> Data excerpt:
<<<<
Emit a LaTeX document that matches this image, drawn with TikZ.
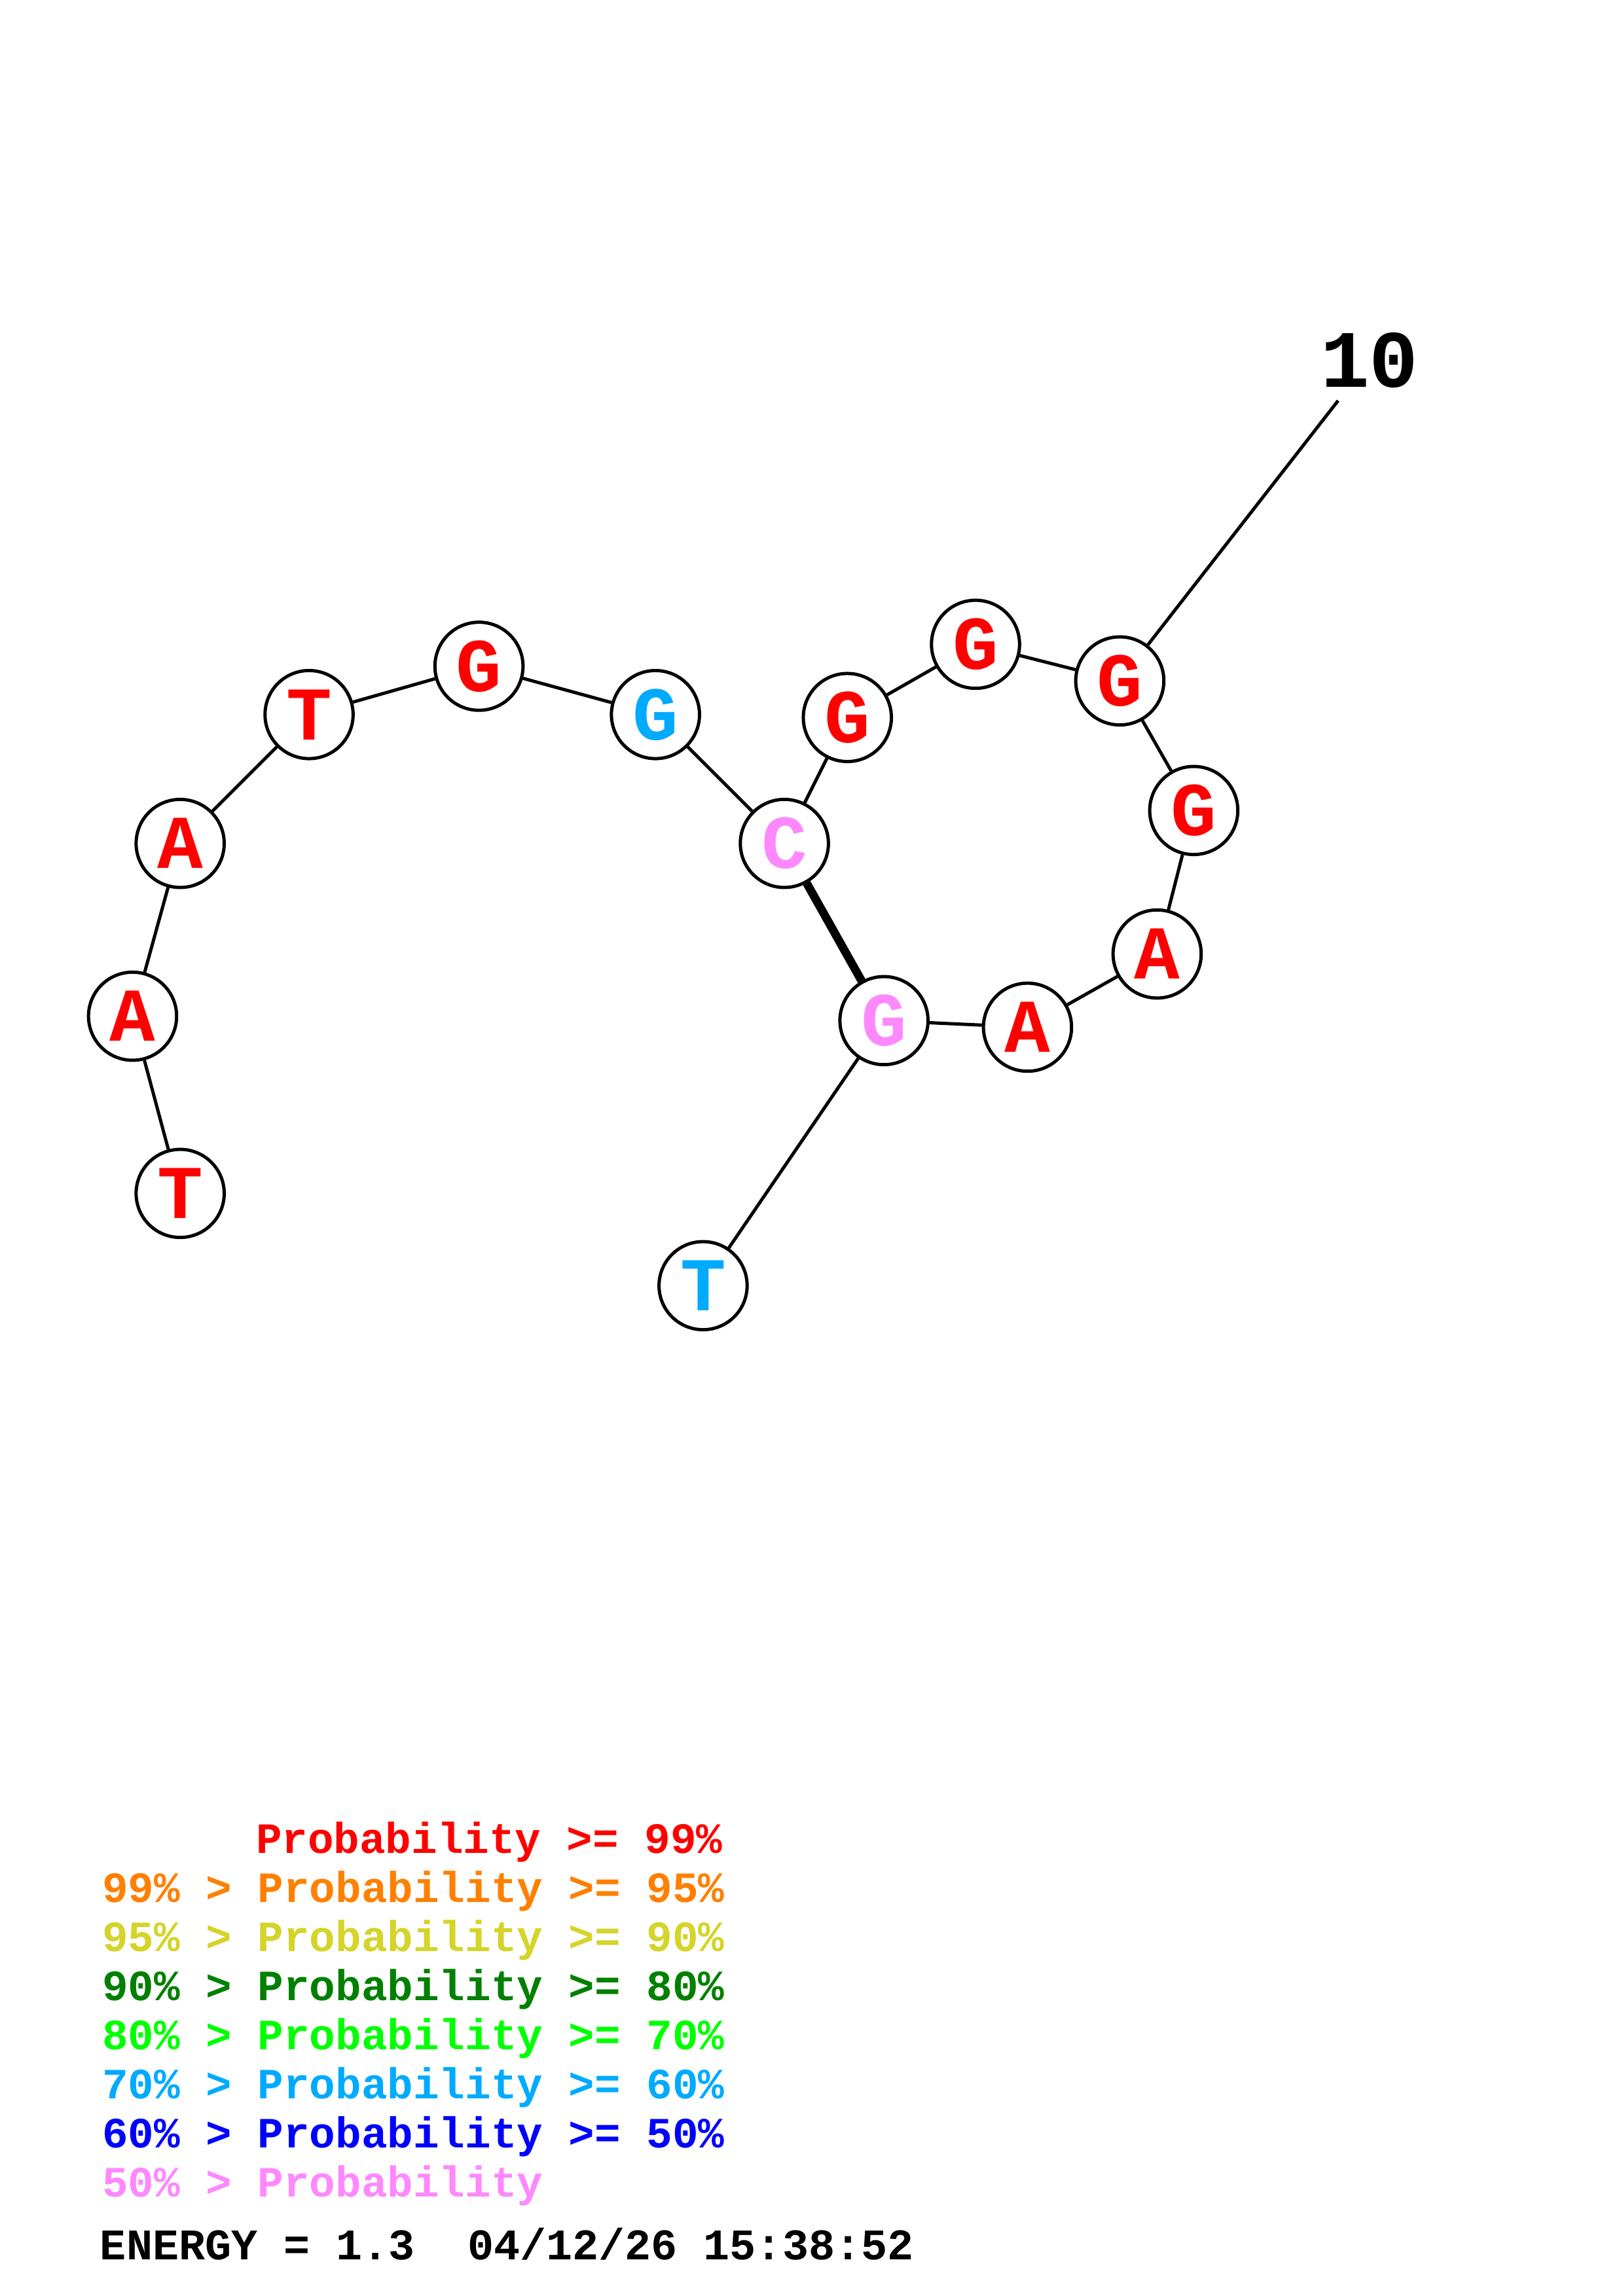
\documentclass[tikz,border=0pt]{standalone}
\usepackage{fontspec}
\setmonofont{Liberation Mono}
\usepackage{tikz}
\usetikzlibrary{shapes,positioning,arrows,fit,calc}

\definecolor{pr99}{RGB}{255,0,0}
\definecolor{pr95}{RGB}{255,128,0}
\definecolor{pr90}{RGB}{212,212,42}
\definecolor{pr80}{RGB}{0,128,0}
\definecolor{pr70}{RGB}{0,255,0}
\definecolor{pr60}{RGB}{0,170,255}
\definecolor{pr50}{RGB}{0,0,255}
\definecolor{prlow}{RGB}{255,136,255}

\begin{document}
\begin{tikzpicture}[x=0.018953cm,y=-0.018953cm,
        nuc/.style={circle,draw,fill=white,line width=1.2pt,minimum size=1.14cm,inner sep=0pt,
            font=\fontsize{28}{28}\selectfont\ttfamily\bfseries},
        bond/.style={line width=1.2pt},
        pair/.style={line width=3.1pt},
        leg/.style={anchor=base west,inner sep=0pt,font=\fontsize{15.9}{15.9}\selectfont\ttfamily\bfseries}]
        \useasboundingbox (0,0) rectangle (1108,1568);
        \node[nuc,text=pr99] (t1) at (123,815) {T};
        \node[nuc,text=pr99] (a2) at (90.5,694) {A};
        \node[nuc,text=pr99] (a3) at (123,576) {A};
        \node[nuc,text=pr99] (t4) at (211,488) {T};
        \node[nuc,text=pr99] (g5) at (327,455) {G};
        \node[nuc,text=pr60] (g6) at (447.5,488) {G};
        \node[nuc,text=prlow] (c7) at (535.5,576) {C};
        \node[nuc,text=pr99] (g8) at (578.5,490) {G};
        \node[nuc,text=pr99] (g9) at (666,440) {G};
        \node[nuc,text=pr99] (g10) at (764.5,465) {G};
        \node[nuc,text=pr99] (g11) at (815,553.5) {G};
        \node[nuc,text=pr99] (a12) at (790,651.5) {A};
        \node[nuc,text=pr99] (a13) at (701.5,701.5) {A};
        \node[nuc,text=prlow] (g14) at (603.5,697) {G};
        \node[nuc,text=pr60] (t15) at (480,878) {T};
        \node[inner sep=4.5pt,font=\fontsize{30}{30}\selectfont\ttfamily\bfseries] (ten) at (935,246) {10};
        \draw[bond] (t1) -- (a2);
        \draw[bond] (a2) -- (a3);
        \draw[bond] (a3) -- (t4);
        \draw[bond] (t4) -- (g5);
        \draw[bond] (g5) -- (g6);
        \draw[bond] (g6) -- (c7);
        \draw[bond] (c7) -- (g8);
        \draw[bond] (g8) -- (g9);
        \draw[bond] (g9) -- (g10);
        \draw[bond] (g10) -- (g11);
        \draw[bond] (g11) -- (a12);
        \draw[bond] (a12) -- (a13);
        \draw[bond] (a13) -- (g14);
        \draw[bond] (g14) -- (t15);
        \draw[pair] (c7) -- (g14);
        \draw[bond] (g10) -- (ten);
        \node[leg,text=pr99] (l99) at (174.4,1265.7) {Probability >= 99\%};
        \node[leg,text=pr95] (l95) at (69.5,1299.2) {99\% > Probability >= 95\%};
        \node[leg,text=pr90] (l90) at (69.5,1332.7) {95\% > Probability >= 90\%};
        \node[leg,text=pr80] (l80) at (69.5,1366.2) {90\% > Probability >= 80\%};
        \node[leg,text=pr70] (l70) at (69.5,1399.7) {80\% > Probability >= 70\%};
        \node[leg,text=pr60] (l60) at (69.5,1433.2) {70\% > Probability >= 60\%};
        \node[leg,text=pr50] (l50) at (69.5,1466.7) {60\% > Probability >= 50\%};
        \node[leg,text=prlow] (llow) at (69.5,1500.2) {50\% > Probability};
        \node[leg,font=\fontsize{16.1}{16.1}\selectfont\ttfamily\bfseries] (energy) at (68,1543) {ENERGY = 1.3\ \ 04/12/26 15:38:52};
\end{tikzpicture}
\end{document}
>>>>
> Exercise goal: Output each line exactly; omit every picture.

> Task answer:
Emit a LaTeX document that matches this image, drawn with TikZ.
\documentclass[tikz,border=0pt]{standalone}
\usepackage{fontspec}
\setmonofont{Liberation Mono}
\usepackage{tikz}
\usetikzlibrary{shapes,positioning,arrows,fit,calc}

\definecolor{pr99}{RGB}{255,0,0}
\definecolor{pr95}{RGB}{255,128,0}
\definecolor{pr90}{RGB}{212,212,42}
\definecolor{pr80}{RGB}{0,128,0}
\definecolor{pr70}{RGB}{0,255,0}
\definecolor{pr60}{RGB}{0,170,255}
\definecolor{pr50}{RGB}{0,0,255}
\definecolor{prlow}{RGB}{255,136,255}

\begin{document}
\begin{tikzpicture}[x=0.018953cm,y=-0.018953cm,
        nuc/.style={circle,draw,fill=white,line width=1.2pt,minimum size=1.14cm,inner sep=0pt,
            font=\fontsize{28}{28}\selectfont\ttfamily\bfseries},
        bond/.style={line width=1.2pt},
        pair/.style={line width=3.1pt},
        leg/.style={anchor=base west,inner sep=0pt,font=\fontsize{15.9}{15.9}\selectfont\ttfamily\bfseries}]
        \useasboundingbox (0,0) rectangle (1108,1568);
        \node[nuc,text=pr99] (t1) at (123,815) {T};
        \node[nuc,text=pr99] (a2) at (90.5,694) {A};
        \node[nuc,text=pr99] (a3) at (123,576) {A};
        \node[nuc,text=pr99] (t4) at (211,488) {T};
        \node[nuc,text=pr99] (g5) at (327,455) {G};
        \node[nuc,text=pr60] (g6) at (447.5,488) {G};
        \node[nuc,text=prlow] (c7) at (535.5,576) {C};
        \node[nuc,text=pr99] (g8) at (578.5,490) {G};
        \node[nuc,text=pr99] (g9) at (666,440) {G};
        \node[nuc,text=pr99] (g10) at (764.5,465) {G};
        \node[nuc,text=pr99] (g11) at (815,553.5) {G};
        \node[nuc,text=pr99] (a12) at (790,651.5) {A};
        \node[nuc,text=pr99] (a13) at (701.5,701.5) {A};
        \node[nuc,text=prlow] (g14) at (603.5,697) {G};
        \node[nuc,text=pr60] (t15) at (480,878) {T};
        \node[inner sep=4.5pt,font=\fontsize{30}{30}\selectfont\ttfamily\bfseries] (ten) at (935,246) {10};
        \draw[bond] (t1) -- (a2);
        \draw[bond] (a2) -- (a3);
        \draw[bond] (a3) -- (t4);
        \draw[bond] (t4) -- (g5);
        \draw[bond] (g5) -- (g6);
        \draw[bond] (g6) -- (c7);
        \draw[bond] (c7) -- (g8);
        \draw[bond] (g8) -- (g9);
        \draw[bond] (g9) -- (g10);
        \draw[bond] (g10) -- (g11);
        \draw[bond] (g11) -- (a12);
        \draw[bond] (a12) -- (a13);
        \draw[bond] (a13) -- (g14);
        \draw[bond] (g14) -- (t15);
        \draw[pair] (c7) -- (g14);
        \draw[bond] (g10) -- (ten);
        \node[leg,text=pr99] (l99) at (174.4,1265.7) {Probability >= 99\%};
        \node[leg,text=pr95] (l95) at (69.5,1299.2) {99\% > Probability >= 95\%};
        \node[leg,text=pr90] (l90) at (69.5,1332.7) {95\% > Probability >= 90\%};
        \node[leg,text=pr80] (l80) at (69.5,1366.2) {90\% > Probability >= 80\%};
        \node[leg,text=pr70] (l70) at (69.5,1399.7) {80\% > Probability >= 70\%};
        \node[leg,text=pr60] (l60) at (69.5,1433.2) {70\% > Probability >= 60\%};
        \node[leg,text=pr50] (l50) at (69.5,1466.7) {60\% > Probability >= 50\%};
        \node[leg,text=prlow] (llow) at (69.5,1500.2) {50\% > Probability};
        \node[leg,font=\fontsize{16.1}{16.1}\selectfont\ttfamily\bfseries] (energy) at (68,1543) {ENERGY = 1.3\ \ 04/12/26 15:38:52};
\end{tikzpicture}
\end{document}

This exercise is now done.